*** Information supplied
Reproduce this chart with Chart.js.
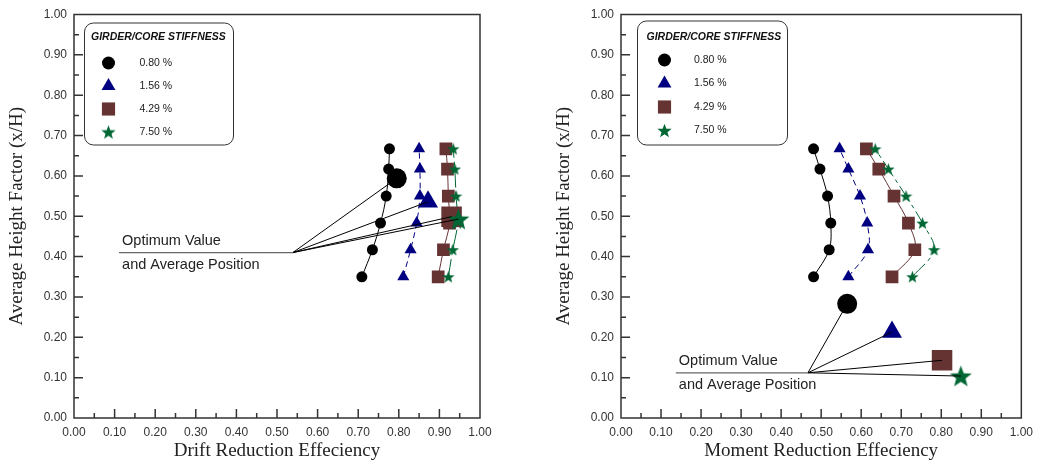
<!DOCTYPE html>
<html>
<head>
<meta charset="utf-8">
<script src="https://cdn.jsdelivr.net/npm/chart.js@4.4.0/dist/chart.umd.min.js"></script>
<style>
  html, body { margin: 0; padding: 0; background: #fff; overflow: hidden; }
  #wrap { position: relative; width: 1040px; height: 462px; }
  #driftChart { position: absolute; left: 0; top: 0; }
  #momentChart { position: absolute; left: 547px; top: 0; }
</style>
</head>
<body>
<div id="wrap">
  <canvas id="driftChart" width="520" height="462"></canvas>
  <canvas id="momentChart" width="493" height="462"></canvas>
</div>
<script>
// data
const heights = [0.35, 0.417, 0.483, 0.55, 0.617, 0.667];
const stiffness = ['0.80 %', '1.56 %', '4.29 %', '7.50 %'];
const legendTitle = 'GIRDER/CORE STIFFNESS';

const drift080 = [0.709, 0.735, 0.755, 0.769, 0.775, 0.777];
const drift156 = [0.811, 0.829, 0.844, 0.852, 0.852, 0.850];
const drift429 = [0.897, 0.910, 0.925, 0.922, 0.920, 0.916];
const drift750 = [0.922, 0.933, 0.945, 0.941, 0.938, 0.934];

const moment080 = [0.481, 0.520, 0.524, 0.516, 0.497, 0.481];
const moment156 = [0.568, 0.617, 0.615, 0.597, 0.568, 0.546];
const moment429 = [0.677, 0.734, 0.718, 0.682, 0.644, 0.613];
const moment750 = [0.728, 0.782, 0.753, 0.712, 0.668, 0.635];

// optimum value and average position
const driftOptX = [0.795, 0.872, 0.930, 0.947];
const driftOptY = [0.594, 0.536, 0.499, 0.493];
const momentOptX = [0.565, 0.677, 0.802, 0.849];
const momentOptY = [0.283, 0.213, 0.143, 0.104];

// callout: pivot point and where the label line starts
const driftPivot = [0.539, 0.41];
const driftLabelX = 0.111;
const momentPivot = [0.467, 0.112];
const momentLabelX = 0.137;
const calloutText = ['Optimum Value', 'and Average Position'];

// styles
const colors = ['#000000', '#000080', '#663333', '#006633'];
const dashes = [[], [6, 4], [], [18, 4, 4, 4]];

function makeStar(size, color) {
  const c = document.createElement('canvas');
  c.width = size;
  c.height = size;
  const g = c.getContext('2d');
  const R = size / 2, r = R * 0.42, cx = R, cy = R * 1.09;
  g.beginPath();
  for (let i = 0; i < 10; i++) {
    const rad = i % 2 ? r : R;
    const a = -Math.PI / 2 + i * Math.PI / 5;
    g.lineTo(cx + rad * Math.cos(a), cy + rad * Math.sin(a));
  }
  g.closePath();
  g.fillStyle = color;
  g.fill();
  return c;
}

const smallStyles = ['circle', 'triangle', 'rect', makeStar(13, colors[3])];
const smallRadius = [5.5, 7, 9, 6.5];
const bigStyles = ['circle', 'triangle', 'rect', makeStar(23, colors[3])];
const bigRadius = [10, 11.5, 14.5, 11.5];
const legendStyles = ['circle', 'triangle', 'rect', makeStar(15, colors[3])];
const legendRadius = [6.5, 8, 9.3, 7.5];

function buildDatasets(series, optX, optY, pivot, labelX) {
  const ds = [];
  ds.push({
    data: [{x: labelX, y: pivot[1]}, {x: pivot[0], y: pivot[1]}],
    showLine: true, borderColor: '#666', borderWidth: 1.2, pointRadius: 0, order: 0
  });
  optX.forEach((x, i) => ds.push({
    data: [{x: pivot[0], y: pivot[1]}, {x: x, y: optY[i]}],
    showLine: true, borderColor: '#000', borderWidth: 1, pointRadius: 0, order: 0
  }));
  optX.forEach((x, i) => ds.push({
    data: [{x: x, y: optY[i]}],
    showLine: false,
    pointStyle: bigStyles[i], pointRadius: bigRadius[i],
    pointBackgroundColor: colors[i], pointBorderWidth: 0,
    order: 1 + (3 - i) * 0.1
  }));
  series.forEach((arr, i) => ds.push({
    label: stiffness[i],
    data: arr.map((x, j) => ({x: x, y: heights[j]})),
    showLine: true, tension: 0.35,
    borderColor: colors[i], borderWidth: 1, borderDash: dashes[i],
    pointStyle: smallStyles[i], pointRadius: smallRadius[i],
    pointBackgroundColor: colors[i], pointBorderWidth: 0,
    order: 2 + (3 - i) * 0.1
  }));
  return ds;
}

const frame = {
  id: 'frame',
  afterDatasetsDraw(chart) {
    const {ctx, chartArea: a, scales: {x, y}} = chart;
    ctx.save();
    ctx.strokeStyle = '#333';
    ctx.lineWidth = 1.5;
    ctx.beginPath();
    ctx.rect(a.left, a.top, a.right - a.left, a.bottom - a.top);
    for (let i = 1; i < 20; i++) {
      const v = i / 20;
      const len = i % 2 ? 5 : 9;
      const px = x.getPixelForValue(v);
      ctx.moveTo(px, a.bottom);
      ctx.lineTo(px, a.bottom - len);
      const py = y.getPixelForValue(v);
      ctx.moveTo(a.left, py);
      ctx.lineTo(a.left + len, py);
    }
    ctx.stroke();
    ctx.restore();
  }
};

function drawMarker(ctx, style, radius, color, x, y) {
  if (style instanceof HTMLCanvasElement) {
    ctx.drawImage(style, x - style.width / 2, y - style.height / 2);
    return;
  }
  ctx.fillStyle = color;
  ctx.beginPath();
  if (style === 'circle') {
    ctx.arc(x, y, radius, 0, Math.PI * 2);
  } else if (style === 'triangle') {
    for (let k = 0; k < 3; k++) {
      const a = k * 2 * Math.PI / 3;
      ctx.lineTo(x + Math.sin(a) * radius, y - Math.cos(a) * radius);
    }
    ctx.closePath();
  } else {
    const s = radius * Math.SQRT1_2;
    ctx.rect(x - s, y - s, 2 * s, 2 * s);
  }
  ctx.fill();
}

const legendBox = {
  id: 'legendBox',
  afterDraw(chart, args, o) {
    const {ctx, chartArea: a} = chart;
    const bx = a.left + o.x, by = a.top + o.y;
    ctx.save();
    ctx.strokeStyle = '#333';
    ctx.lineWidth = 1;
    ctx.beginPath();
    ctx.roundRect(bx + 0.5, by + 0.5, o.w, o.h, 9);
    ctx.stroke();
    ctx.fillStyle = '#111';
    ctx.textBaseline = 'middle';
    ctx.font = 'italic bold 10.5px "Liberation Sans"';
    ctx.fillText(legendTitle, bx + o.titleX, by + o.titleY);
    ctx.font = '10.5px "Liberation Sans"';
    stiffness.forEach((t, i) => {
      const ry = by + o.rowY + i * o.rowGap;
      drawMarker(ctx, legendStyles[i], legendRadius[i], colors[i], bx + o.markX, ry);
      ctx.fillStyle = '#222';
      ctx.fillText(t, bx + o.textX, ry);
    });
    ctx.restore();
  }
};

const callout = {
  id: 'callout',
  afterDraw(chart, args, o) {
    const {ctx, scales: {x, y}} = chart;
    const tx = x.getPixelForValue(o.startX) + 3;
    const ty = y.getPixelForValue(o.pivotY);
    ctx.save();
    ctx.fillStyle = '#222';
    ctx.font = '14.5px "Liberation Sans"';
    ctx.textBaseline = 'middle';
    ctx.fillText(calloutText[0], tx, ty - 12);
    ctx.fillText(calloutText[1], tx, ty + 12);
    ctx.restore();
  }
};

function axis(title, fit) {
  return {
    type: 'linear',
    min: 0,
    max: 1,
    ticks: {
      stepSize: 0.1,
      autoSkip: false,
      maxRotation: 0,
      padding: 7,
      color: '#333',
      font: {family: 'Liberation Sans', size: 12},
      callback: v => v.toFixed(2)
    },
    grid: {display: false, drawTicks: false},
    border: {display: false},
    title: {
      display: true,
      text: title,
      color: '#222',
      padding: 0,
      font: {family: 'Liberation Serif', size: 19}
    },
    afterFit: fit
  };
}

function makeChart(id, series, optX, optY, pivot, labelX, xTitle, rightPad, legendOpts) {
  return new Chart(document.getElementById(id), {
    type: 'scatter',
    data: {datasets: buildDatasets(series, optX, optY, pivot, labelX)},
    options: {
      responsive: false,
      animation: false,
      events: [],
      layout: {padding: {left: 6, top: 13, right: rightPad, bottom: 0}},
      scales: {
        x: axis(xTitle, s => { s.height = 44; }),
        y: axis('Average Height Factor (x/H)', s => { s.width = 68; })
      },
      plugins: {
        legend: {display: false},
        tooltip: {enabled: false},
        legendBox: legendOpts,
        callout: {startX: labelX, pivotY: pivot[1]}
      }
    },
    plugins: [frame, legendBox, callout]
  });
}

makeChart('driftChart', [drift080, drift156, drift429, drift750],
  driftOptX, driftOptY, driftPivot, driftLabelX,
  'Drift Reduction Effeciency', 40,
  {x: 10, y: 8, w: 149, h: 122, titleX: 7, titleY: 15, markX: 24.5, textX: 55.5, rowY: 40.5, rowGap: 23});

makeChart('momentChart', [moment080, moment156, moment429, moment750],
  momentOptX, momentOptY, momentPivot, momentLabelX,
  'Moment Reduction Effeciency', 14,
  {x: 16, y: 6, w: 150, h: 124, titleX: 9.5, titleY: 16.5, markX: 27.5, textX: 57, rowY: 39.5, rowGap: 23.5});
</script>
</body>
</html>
******
## Task prompt
Restate only the lines running from the start of the material above through the line containing "const drift750 = [0.922, 0.933, 0.945, 0.941, 0.938, 0.934];", ends included. No pictures.

## Answer to the exercise
Reproduce this chart with Chart.js.
<!DOCTYPE html>
<html>
<head>
<meta charset="utf-8">
<script src="https://cdn.jsdelivr.net/npm/chart.js@4.4.0/dist/chart.umd.min.js"></script>
<style>
  html, body { margin: 0; padding: 0; background: #fff; overflow: hidden; }
  #wrap { position: relative; width: 1040px; height: 462px; }
  #driftChart { position: absolute; left: 0; top: 0; }
  #momentChart { position: absolute; left: 547px; top: 0; }
</style>
</head>
<body>
<div id="wrap">
  <canvas id="driftChart" width="520" height="462"></canvas>
  <canvas id="momentChart" width="493" height="462"></canvas>
</div>
<script>
// data
const heights = [0.35, 0.417, 0.483, 0.55, 0.617, 0.667];
const stiffness = ['0.80 %', '1.56 %', '4.29 %', '7.50 %'];
const legendTitle = 'GIRDER/CORE STIFFNESS';

const drift080 = [0.709, 0.735, 0.755, 0.769, 0.775, 0.777];
const drift156 = [0.811, 0.829, 0.844, 0.852, 0.852, 0.850];
const drift429 = [0.897, 0.910, 0.925, 0.922, 0.920, 0.916];
const drift750 = [0.922, 0.933, 0.945, 0.941, 0.938, 0.934];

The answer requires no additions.